§ Data to use
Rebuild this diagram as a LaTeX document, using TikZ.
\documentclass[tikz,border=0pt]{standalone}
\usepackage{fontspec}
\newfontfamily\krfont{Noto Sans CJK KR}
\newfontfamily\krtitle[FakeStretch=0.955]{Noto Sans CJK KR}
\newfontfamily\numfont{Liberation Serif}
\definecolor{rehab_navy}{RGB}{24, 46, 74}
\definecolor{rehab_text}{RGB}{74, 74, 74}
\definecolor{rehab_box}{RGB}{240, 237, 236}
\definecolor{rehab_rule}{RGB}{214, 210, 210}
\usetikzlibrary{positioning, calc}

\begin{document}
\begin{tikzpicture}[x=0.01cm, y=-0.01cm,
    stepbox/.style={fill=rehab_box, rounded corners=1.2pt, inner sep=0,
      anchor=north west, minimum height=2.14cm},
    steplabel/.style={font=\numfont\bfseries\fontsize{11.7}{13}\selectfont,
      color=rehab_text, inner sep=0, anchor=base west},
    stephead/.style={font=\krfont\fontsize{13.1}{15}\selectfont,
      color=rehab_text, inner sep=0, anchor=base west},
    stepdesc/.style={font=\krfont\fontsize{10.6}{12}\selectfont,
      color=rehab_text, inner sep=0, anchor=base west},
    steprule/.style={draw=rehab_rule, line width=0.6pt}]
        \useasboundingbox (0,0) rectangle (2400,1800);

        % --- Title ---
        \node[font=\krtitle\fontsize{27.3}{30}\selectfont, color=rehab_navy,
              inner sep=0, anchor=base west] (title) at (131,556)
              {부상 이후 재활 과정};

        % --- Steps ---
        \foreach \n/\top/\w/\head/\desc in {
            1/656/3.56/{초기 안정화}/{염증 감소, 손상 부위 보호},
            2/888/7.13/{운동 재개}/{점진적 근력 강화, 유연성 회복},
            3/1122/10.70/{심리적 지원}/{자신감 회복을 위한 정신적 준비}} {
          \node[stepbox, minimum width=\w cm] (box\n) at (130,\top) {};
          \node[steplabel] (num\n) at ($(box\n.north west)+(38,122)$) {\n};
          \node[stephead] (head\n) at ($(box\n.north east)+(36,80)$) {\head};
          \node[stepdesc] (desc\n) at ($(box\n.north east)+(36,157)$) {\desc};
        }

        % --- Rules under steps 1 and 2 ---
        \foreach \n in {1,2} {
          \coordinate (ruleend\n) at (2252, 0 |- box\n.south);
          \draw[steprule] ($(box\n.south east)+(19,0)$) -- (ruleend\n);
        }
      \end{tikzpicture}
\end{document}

* * *

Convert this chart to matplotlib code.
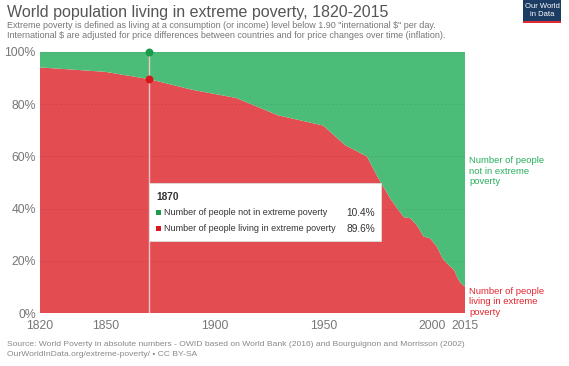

---

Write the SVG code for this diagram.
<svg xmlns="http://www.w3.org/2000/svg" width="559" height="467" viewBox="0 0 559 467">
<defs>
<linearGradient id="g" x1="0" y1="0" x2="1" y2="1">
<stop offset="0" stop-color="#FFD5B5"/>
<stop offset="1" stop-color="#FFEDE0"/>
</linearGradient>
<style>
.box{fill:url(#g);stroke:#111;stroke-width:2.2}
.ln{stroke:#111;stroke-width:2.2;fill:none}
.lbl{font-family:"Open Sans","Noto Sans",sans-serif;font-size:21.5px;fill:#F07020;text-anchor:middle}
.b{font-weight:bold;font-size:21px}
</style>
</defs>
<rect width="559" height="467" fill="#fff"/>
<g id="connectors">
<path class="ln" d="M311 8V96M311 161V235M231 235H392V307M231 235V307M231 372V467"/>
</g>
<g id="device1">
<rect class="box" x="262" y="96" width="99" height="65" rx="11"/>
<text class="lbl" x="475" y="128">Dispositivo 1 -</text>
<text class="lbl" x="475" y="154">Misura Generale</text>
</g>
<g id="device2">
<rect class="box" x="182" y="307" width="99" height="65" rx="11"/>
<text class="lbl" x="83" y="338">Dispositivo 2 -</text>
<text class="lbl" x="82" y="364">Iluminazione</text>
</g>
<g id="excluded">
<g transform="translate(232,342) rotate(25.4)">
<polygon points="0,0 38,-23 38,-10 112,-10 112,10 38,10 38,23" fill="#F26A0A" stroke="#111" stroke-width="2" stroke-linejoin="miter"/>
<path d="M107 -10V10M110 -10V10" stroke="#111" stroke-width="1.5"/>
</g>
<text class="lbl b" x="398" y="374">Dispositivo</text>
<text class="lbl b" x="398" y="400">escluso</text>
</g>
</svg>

§ Work instructions
Look for the word "diagram" in every line of the listing and copy the lines that have it.

§ Task result
Rebuild this diagram as a LaTeX document, using TikZ.
Write the SVG code for this diagram.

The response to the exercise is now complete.